In my most private moments I stick my hands down my pants and get busted shoplifting by security guards
The days have become fast motion filmstrips that do not alter much. Sure, there are the subtle variations, someone at work I’ve never talked to before, a roadside cemetery I discover for the first time. But really, the days are just repetitious reels, self-destructively playing themselves out, Bill Murray Groundhog’s-style. I’ve suddenly begun to feel, sitting at the five minute red light outside the industrial park where I work, like the rest of my life has been deleted away, and the person doing the erasing has spared me this one moment to have the epiphany which I forget about as soon as I leave that window of time. What it features, essentially, is sitting at the red light and watching as the traffic proceeds by in its perpetual left hand turn, cascading by me as a steady stream of disgruntled faces. I follow each one long enough for the next one to be cued up, a continous stream of jabbering jaws, each one muttering things to themselves. Strangely, I notice every single person seems to be talking to themselves today, which is not very good PR for the early AM set, a demographic which I have found myself amongst.
I have cracked the shell of getting out of bed in the following way: by placing the alarm clock across the room as opposed to next to the bed. This way, when you’re in the midst of your early AM dream set, some exotic stranger cooing in your ear and feeding you tropical fruits, the insidious beeping of your alarm clock not only pulls you from paradise but also forces you to nearly break your neck as you run across the room to shut it down. There’s nothing quite like the jarring of context to pull you from your dreams. Which just may be something you learn early on. The next step, logically, is heading for the coffee pot (this is just plain and simple). A friend has recently brandished a coffee mug while on a visit to his house, and this is how he does it, in the following way of drinking a tankard of coffee, the mug a literal 3-cup affair. “I usually drink about two full ones of these,” he says holding up the cup, “and then I’m totally ready for the day.” Not only does this have the effect of totally clearing your synapses, it also features the added addendum of making the morning commute more comparable to an Indi500 race, swearing at motorists and passersby with the kind of vitriol that is just right and natural at 7:00 am. Arriving at the red light should probably contain the type of self-reflection which has me musing on how lucky I am to be alive. But instead, all I can do is curse the fact that the light is going to be red long enough to make me late. And then, as it turns to green, I find myself curing that too.

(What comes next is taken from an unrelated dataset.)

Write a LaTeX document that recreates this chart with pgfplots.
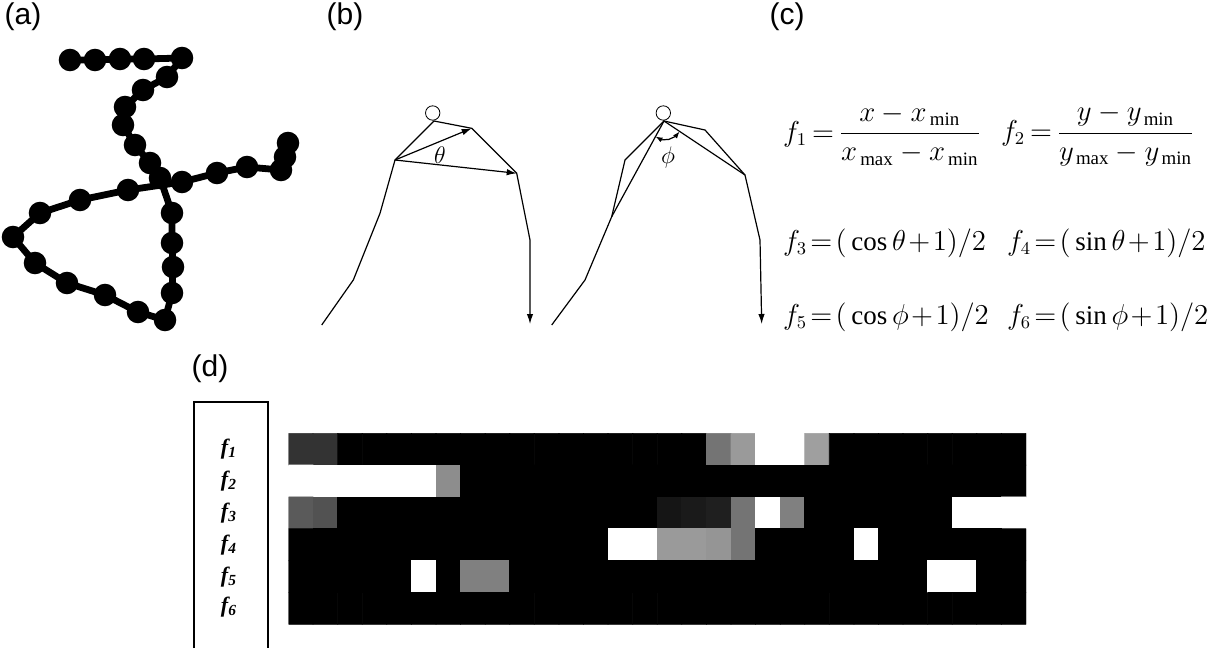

My coworkers are chiding me today with pretend-coughing after taking yesterday off. I don’t really make a good case for illness, telling them facetiously that I had an early tee-time. “Tomorrow is going to be even nicer,” they say to me laughingly. “Maybe you should have held out a few more days.” Actually, maybe I should have, I think, if only to make the movie more interesting. But it also occurs to me that Bill Murray only makes good by being good, and it seems like I have a long way to go. Which is, to be exact: 6 more days.